Women’s struggle against the patriarchy has long roots. It has been a slow progression with short bursts of fierce activity. One of the most dynamic and fundamental periods of change was the Second World War. Forced into conscripting every possible pair of hands into the war effort for a myriad of new roles, many considered quite beyond women a few years earlier. Very largely, these women seized the opportunities with both hands and never again could it be said that they were incapable of doing the many things which had been thrust on them by the desperate needs of war.
One of the most hidebound and reactionary of all patriarchal forces was the Royal Navy with a deeply embedded chauvinism. Despite this, the WRNS (Women’s Royal Naval Service, its members known as Wrens) was set up in 1939 and was an important adjunct to the naval effort throughout the war. It took several more years of war for the Admiralty’s opposition to be worn down, but from autumn 1941 Wrens started appearing as crew on the Navy’s harbour boats and – much to the Navy’s surprise – these young women were a brilliant success from the start.
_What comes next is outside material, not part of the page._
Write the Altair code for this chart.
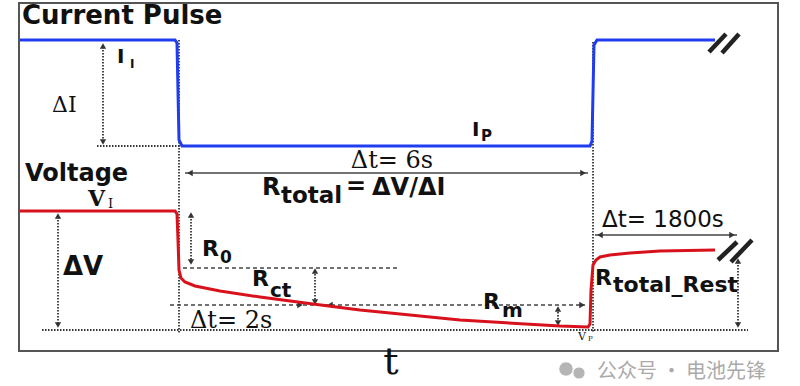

Tough, determined and deterred by nothing, they worked twenty-four hours a day, seven days a week, in all weathers and never faltered. By the war’s end there were five hundred and fifty of these highly professional specialists. The male Naval establishment got rid of them rapidly in the post-war wind down, but they had left an indelible mark.
My lifetime in the marine world meant I knew what these young women were about and what a marvellous story there was to tell about them. When I turned to full-time writing, a primary goal was to tell that story. A lot of research was still needed, as a feature of novels set against a tapestry of real times and events is that backcloth has to be accurate and correct. And as I researched, the story of Wren Jane Beacon came together. Writing novels gave me the freedom to have my heroine doing great things so it became the preferred way of telling the story through one girl’s adventures from the beginning of the war. And what adventures they were: taking a boat to Dunkirk and rescuing soldiers, battling with the male establishment at every turn, going on to operate her own boat on the tidal Thames through the blitz with an all-female wren crew; these were the pioneers which led to wider acceptance.
The first four books are now available on Kindle and as KDP paperbacks, taking the story through to mid-1941. Book four is different – our heroine is sent on an investigative trip on a canal narrow-boat pair to see if wrens could provide crews for them and the war is (mostly) far way. But she has many other challenges to overcome which leave a permanent mark on her and this short novella has its place in the series. After that it’s back to the Navy and the whole series will be about twelve books long, taking her through to adventures in the Baltic in 1946 after she has been demobbed.
Like all high-spirited young women she has a lively love life as well. War always brings a loosening of moral strictures and world war two was no exception. But at that time it wasn’t done to say so; nowadays in a changed moral climate the writer can be more honest about the activities of that time and in the course of the war our heroine finds love and sex, not always together. But there are deep reflections on true love, loss and forging a new way of taking control of her own body, her own emotions, and her own commitments. It makes for quite a package.